__INSTRUCTION__:
Using the data below, gather each line that includes the word "script".

__DATASET EXTRACT__:

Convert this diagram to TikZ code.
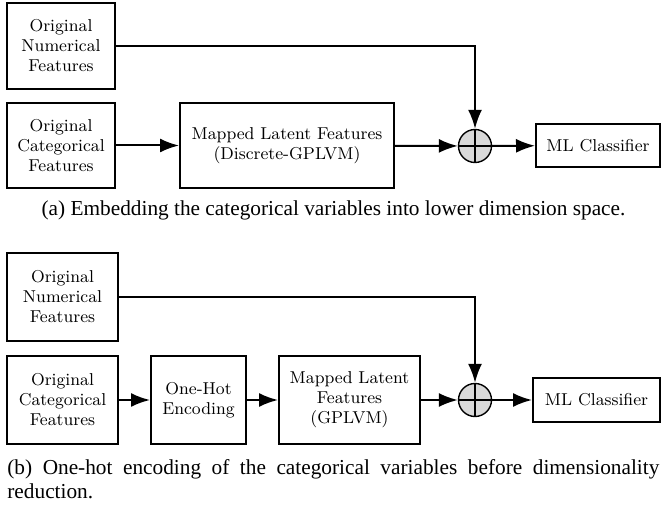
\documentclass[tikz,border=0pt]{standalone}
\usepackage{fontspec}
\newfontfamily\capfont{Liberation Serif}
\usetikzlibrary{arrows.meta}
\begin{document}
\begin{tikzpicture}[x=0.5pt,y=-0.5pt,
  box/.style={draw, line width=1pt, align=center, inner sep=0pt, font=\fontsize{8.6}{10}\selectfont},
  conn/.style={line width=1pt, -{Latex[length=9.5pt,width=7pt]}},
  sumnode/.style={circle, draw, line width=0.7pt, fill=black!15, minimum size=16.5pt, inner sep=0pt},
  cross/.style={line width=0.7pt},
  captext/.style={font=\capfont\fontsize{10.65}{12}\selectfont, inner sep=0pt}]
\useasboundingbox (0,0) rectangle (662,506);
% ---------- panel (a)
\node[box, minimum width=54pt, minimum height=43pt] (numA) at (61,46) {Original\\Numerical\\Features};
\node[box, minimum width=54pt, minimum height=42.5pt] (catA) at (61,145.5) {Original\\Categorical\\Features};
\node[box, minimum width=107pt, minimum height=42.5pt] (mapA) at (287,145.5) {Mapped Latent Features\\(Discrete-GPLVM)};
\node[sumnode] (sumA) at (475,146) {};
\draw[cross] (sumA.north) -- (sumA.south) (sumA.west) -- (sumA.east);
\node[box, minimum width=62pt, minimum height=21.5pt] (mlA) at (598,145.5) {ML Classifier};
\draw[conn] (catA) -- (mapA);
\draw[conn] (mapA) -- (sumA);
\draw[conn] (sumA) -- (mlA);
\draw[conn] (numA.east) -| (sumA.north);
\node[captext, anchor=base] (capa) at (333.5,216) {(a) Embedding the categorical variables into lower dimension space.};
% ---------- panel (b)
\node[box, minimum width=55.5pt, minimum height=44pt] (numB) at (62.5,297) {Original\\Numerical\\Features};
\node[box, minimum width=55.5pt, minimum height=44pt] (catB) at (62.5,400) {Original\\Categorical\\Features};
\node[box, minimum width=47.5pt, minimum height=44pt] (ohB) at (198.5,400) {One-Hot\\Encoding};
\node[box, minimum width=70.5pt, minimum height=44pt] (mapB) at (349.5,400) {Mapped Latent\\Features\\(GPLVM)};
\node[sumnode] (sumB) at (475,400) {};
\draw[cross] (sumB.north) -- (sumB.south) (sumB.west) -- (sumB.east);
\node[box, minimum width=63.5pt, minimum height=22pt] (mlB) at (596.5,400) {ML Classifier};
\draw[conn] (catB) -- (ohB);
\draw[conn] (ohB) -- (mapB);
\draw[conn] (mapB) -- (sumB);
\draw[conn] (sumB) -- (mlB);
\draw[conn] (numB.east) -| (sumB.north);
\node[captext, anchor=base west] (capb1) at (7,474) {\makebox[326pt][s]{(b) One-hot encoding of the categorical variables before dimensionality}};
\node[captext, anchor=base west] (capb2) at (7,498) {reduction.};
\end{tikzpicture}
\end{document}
---
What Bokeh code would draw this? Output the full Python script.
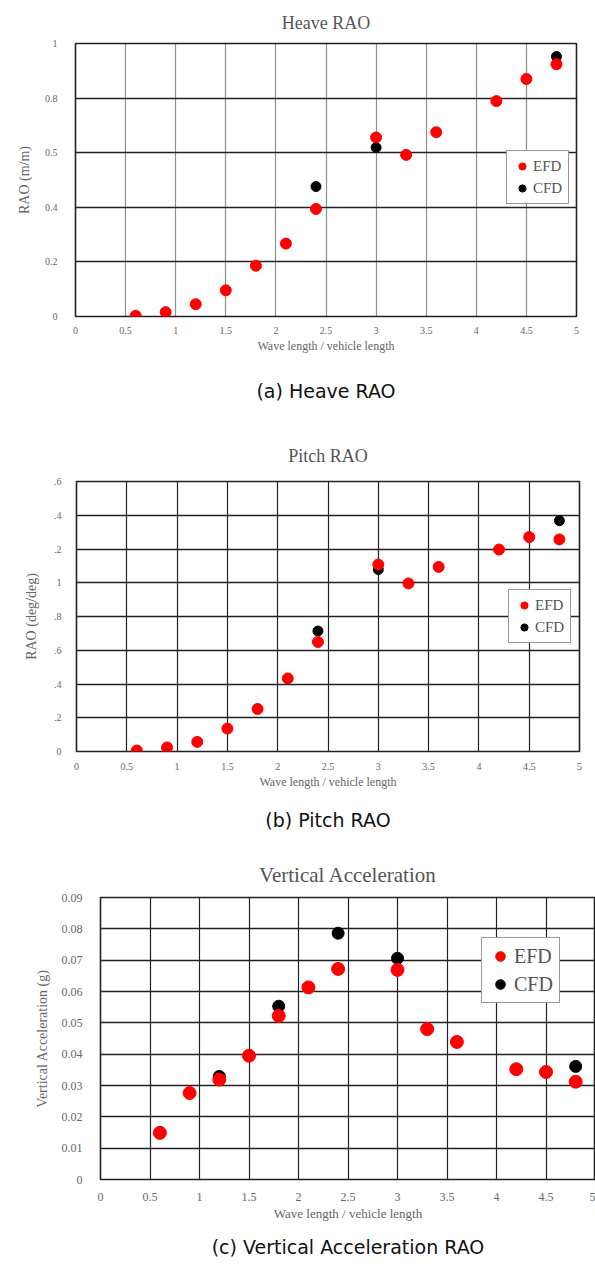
* * *
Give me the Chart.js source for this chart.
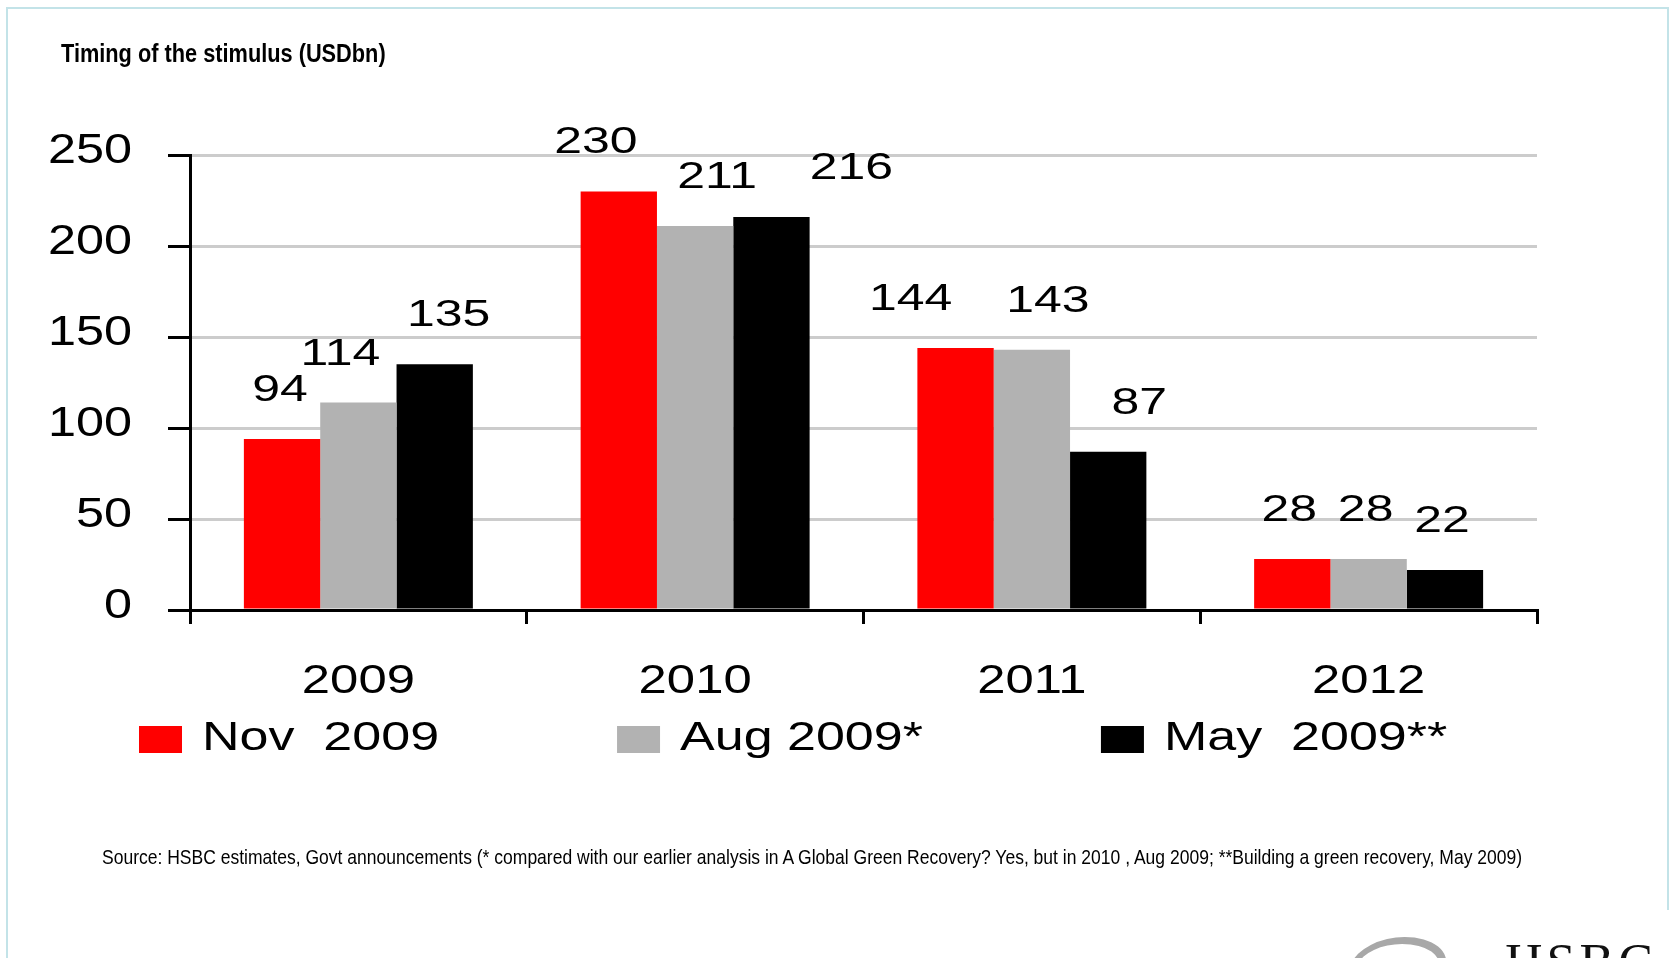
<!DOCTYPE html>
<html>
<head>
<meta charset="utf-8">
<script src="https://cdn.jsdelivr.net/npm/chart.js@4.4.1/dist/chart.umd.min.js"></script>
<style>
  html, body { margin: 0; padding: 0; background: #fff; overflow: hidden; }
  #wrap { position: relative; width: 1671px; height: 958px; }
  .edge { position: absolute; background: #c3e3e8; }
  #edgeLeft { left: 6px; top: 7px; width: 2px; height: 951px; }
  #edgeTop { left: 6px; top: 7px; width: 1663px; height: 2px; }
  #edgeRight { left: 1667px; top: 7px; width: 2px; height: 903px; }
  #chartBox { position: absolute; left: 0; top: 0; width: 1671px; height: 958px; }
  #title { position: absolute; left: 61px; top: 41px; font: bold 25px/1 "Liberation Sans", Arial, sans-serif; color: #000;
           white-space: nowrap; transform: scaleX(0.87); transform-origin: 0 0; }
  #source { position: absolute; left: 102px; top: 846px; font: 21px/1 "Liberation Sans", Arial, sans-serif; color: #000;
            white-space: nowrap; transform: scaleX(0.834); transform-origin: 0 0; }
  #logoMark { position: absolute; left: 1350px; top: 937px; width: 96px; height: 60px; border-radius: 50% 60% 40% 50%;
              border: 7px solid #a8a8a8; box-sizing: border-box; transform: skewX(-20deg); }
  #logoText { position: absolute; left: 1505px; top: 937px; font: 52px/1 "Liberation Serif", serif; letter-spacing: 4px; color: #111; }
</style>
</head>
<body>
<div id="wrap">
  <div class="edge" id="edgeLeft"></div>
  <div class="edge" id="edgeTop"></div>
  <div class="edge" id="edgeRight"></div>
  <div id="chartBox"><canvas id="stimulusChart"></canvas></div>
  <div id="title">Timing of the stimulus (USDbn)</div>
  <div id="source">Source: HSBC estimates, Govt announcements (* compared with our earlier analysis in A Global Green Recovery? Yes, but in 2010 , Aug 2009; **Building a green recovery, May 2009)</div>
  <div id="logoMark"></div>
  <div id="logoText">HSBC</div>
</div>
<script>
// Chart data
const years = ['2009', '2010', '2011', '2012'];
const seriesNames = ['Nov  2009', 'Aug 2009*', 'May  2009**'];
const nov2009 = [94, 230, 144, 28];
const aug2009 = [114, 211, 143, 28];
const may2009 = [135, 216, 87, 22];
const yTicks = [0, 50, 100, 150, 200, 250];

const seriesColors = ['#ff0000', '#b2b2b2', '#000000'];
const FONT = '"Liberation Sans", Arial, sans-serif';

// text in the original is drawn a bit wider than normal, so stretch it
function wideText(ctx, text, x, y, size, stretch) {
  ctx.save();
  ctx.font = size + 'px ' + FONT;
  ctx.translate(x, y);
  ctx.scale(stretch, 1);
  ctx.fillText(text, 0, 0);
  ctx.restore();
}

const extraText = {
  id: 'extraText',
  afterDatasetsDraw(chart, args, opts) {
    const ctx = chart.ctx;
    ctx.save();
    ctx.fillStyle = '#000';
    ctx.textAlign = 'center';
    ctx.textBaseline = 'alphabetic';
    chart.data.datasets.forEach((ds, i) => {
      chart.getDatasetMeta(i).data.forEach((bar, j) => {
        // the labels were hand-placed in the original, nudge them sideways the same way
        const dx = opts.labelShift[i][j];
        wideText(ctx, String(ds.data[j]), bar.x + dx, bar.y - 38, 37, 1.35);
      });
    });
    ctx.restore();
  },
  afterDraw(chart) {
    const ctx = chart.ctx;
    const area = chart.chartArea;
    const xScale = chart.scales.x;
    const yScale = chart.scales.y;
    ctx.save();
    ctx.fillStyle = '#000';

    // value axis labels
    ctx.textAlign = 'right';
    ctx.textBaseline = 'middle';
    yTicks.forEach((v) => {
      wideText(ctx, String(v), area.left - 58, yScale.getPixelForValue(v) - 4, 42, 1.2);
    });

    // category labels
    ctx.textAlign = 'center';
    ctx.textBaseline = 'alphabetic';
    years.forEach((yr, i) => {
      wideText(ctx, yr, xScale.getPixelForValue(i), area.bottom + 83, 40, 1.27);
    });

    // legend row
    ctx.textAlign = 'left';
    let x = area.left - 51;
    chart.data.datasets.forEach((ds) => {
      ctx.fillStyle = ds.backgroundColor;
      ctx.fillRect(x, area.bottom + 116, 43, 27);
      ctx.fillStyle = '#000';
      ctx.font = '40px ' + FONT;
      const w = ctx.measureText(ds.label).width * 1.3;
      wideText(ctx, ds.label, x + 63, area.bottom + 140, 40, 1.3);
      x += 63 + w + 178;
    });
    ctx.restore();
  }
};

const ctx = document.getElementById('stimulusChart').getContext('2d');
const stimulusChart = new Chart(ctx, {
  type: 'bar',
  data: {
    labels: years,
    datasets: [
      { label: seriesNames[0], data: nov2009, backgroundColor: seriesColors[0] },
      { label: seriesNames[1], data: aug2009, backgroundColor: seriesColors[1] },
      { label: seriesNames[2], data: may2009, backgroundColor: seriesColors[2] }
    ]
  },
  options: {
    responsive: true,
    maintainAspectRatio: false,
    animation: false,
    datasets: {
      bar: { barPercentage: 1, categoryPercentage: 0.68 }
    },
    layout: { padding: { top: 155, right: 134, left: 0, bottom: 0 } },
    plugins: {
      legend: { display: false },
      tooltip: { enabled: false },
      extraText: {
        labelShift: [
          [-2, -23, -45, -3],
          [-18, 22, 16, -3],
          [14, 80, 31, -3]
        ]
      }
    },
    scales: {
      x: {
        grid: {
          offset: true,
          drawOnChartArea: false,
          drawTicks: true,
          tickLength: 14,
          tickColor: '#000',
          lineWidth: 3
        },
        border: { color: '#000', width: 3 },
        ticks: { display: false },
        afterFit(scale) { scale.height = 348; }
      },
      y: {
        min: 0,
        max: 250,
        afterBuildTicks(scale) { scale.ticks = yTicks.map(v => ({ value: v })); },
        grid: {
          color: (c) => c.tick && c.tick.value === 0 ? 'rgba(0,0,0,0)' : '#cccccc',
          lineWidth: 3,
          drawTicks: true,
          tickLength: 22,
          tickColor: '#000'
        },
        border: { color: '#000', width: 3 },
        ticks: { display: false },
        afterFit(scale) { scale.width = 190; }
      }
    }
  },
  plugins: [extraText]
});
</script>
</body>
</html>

__RESULT OF THIS EXERCISE__:
What Bokeh code would draw this? Output the full Python script.
<script src="https://cdn.jsdelivr.net/npm/chart.js@4.4.1/dist/chart.umd.min.js"></script>
<script>
</script>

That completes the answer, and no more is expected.